To check this theory, we can run a large number ``nTrials`` of repetitions, 
and then make histograms of the normalized discrepancies between the parameter
values d


.. code-block:: igorpro

   
    // StudyParamDetermination(nTrials, mean_noise, std_noise, npts) runs a fit
    // such as described in jumble many (nTrials) times, keeping track of how far
    // from the true value of the fit parameter the determined value is. It
    // then produces a histogram of the normalized values for both the slope
    // and the offset fit parameter.
    //
    // Example: StudyParamDetermination(10000, 4, 1, 60)
    
    Function StudyParamDetermination(nTrials, mean_noise, std_noise, npts)
      Variable nTrials, mean_noise, std_noise, npts
      
      // We will perform nTrials linear fits, each yielding
      // a slope and offset, which will differ from the true value
      // used to compute the noisy data by an amount we can record
      // as a multiple of the uncertainty in the fitted parameter
      // value. We record those errors in offset_error and slope_error.
      
      Make/N=(nTrials)/O offset_error, slope_error
      Make/D/N=2/O coeffs                 // slope and offset
      Make/O/N=(npts) data, amp, noise    // waves for the data and noise
      NVAR offset, slope                  // the global parameters
      
      Variable n
      for (n = 0; n < nTrials; n += 1)
        amp = mean_noise + gnoise(std_noise)  // the noise amplitude may vary
                                          // for each data point
        noise = gnoise(amp)               // draw the actual noise for each 
                                          // point from a gaussian distribution
        data = offset + slope * x + noise

        // Perform the linear fit, putting the answers in the
        // wave coeffs. The /Q flag means to do it quietly, so
        // no delays from reporting to the history area and no dialogs.

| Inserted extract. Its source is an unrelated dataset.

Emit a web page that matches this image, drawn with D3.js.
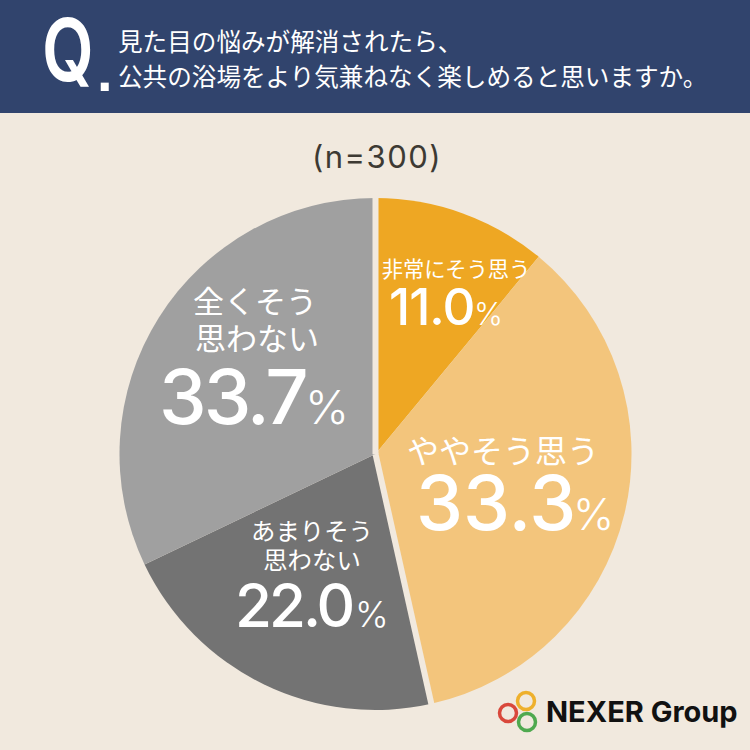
<!DOCTYPE html>
<html>
<head>
<meta charset="utf-8">
<script src="https://cdn.jsdelivr.net/npm/d3@7"></script>
<style>
  html, body { margin: 0; padding: 0; background: #f1e9de; }
  svg { display: block; }
  text { font-family: "Noto Sans CJK JP", sans-serif; }
  .num { font-family: "Inter", "Noto Sans", sans-serif; }
</style>
</head>
<body>
<svg id="chart"></svg>
<script>
var titleLines = ["見た目の悩みが解消されたら、", "公共の浴場をより気兼ねなく楽しめると思いますか。"];
var sampleLabel = "(n=300)";
var categories = ["非常にそう思う", "ややそう思う", "あまりそう思わない", "全くそう思わない"];
var percentLabels = ["11.0", "33.3", "22.0", "33.7"];
// slice sizes as drawn in the picture, they differ from the printed percentages
var drawnShares = [11.0, 35.5, 21.4, 32.1];
var sliceColors = ["#eea723", "#f3c57c", "#737373", "#a0a0a0"];

var size = 750;
var bg = "#f1e9de";
var cx = 375.5, cy = 454, radius = 256;

var svg = d3.select("#chart").attr("width", size).attr("height", size);
svg.append("rect").attr("width", size).attr("height", size).attr("fill", bg);

// header
svg.append("rect").attr("width", size).attr("height", 113).attr("fill", "#31446d");
svg.append("text").attr("class", "num")
    .attr("transform", "translate(68,81) scale(1,1.3)")
    .attr("text-anchor", "middle")
    .attr("font-size", 67).attr("font-weight", 600).attr("fill", "#fff")
    .text("Q");
svg.append("text")
    .attr("x", 97).attr("y", 91)
    .style("font-family", "'Liberation Sans'")
    .attr("font-size", 56).attr("font-weight", 700).attr("fill", "#fff")
    .text(".");
svg.selectAll(".title").data(titleLines).enter().append("text")
    .attr("class", "title")
    .attr("x", 118)
    .attr("y", (d, i) => 50.5 + i * 35)
    .attr("font-size", 24.6).attr("fill", "#fff")
    .text(d => d);

svg.append("text").attr("class", "num")
    .attr("x", 377).attr("y", 168)
    .attr("text-anchor", "middle")
    .attr("font-size", 31).attr("letter-spacing", 1.5).attr("fill", "#3d3a33")
    .text(sampleLabel);

// pie
var pie = d3.pie().sort(null);
var arcs = pie(drawnShares);
var arc = d3.arc().innerRadius(0).outerRadius(radius);
var g = svg.append("g").attr("transform", "translate(" + cx + "," + cy + ")");
g.selectAll("path").data(arcs).enter().append("path")
    .attr("d", arc)
    .attr("fill", (d, i) => sliceColors[i]);

// the gap only sits between the agree and disagree groups
var gapAngles = [arcs[0].startAngle, arcs[1].endAngle];
g.selectAll("line").data(gapAngles).enter().append("line")
    .attr("x1", 0).attr("y1", 0)
    .attr("x2", d => (radius + 4) * Math.sin(d))
    .attr("y2", d => -(radius + 4) * Math.cos(d))
    .attr("stroke", bg).attr("stroke-width", 6);

// labels
var labelLayout = [
    { lines: ["非常にそう思う"], xs: [456], ys: [276.5], fs: 21.3, num: [389, 325], numFs: 51, sp: -1, pct: [474, 31] },
    { lines: ["ややそう思う"], xs: [503], ys: [462.5], fs: 32, num: [416, 530], numFs: 75, sp: 0, pct: [573, 44] },
    { lines: ["あまりそう", "思わない"], xs: [312, 312], ys: [539.5, 569], fs: 24.4, num: [235, 627], numFs: 60, sp: -3, pct: [355, 36] },
    { lines: ["全くそう", "思わない"], xs: [255, 257], ys: [313, 350], fs: 31, num: [159, 424], numFs: 76, sp: -3, pct: [305, 47] }
];

labelLayout.forEach(function (l, i) {
    l.lines.forEach(function (t, j) {
        svg.append("text")
            .attr("x", l.xs[j]).attr("y", l.ys[j])
            .attr("text-anchor", "middle")
            .attr("font-size", l.fs).attr("font-weight", 400).attr("fill", "#fff")
            .text(t);
    });
    svg.append("text").attr("class", "num")
        .attr("x", l.num[0]).attr("y", l.num[1])
        .attr("font-size", l.numFs).attr("font-weight", 500)
        .attr("letter-spacing", l.sp).attr("fill", "#fff")
        .text(percentLabels[i]);
    svg.append("text").attr("class", "num")
        .attr("x", l.pct[0]).attr("y", l.num[1])
        .attr("font-size", l.pct[1]).attr("font-weight", 300).attr("fill", "#fff")
        .text("%");
});

// logo
var logoRings = [
    { x: 526, y: 701, color: "#eeb02c" },
    { x: 508, y: 713, color: "#d9483b" },
    { x: 527, y: 722, color: "#4fa94f" }
];
svg.selectAll(".ring").data(logoRings).enter().append("circle")
    .attr("class", "ring")
    .attr("cx", d => d.x).attr("cy", d => d.y).attr("r", 8.5)
    .attr("fill", "none").attr("stroke", d => d.color).attr("stroke-width", 3.5);
svg.append("text").attr("class", "num")
    .attr("x", 546).attr("y", 722)
    .attr("font-size", 29).attr("font-weight", 700).attr("fill", "#111")
    .text("NEXER Group");
</script>
</body>
</html>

        CurveFit/Q line kwCWave=coeffs data /W=amp /I=1
        
        WAVE W_sigma    // this wave is created automatically by CurveFit; it holds
                        // the uncertainties of the fit parameters
        
        // Record the normalized discrepancy in the fitting parameters

        offset_error[n] = (coeffs[0] - offset) / W_sigma[0]
        slope_error[n] = (coeffs[1] - slope) / W_sigma[1]
      endfor
      
      // Prepare a histogram for the slope errors and the offset errors

      Make/N=100/O slope_hist, offset_hist
      Histogram/B=1/C slope_error,slope_hist
      Histogram/B=1/C offset_error,offset_hist

      // Prepare graphs of the histograms
      Display/K=1 slope_hist
      HMC#FixGraph()
      ModifyGraph msize=2
      Display/K=1 offset_hist
      HMC#FixGraph()
      ModifyGraph msize=2

      // Lastly, shift the graphs so we see both of them
      GetWindow/Z kwTopWin wsizef
      MoveWindow V_right, V_top, 2*V_right - V_left, V_bottom
    End

An example of the output of ``StudyParamDetermination`` is shown in the figure below. 

.. figure:: histograms.png

    Histograms of the normalized discrepancy for the slope coefficient and the
    offset coefficient generated by ``StudyParamDetermination`` for 100,000
    trials.

Exercises
---------------

1. Use ``StudyParamDetermination`` to generate histograms of normalized discrepancies. Then
   investigate the claim that the discrepancies are normally distributed. Do the distributions
   have the expected width? Hint: the uncertainty in a point of a histogram that has :math:`N` 
   counts should be :math:`\sqrt{N}`.
  
2. What does all of this mean? That is, summarize what all this simulation really signifies.


Example
____________________

.. figure:: slope_histogram.png
    :scale: 125%
    :align: center

    Do these data support the claim that the normalized discrepancies are
    normally distributed with the appropriate gaussian width?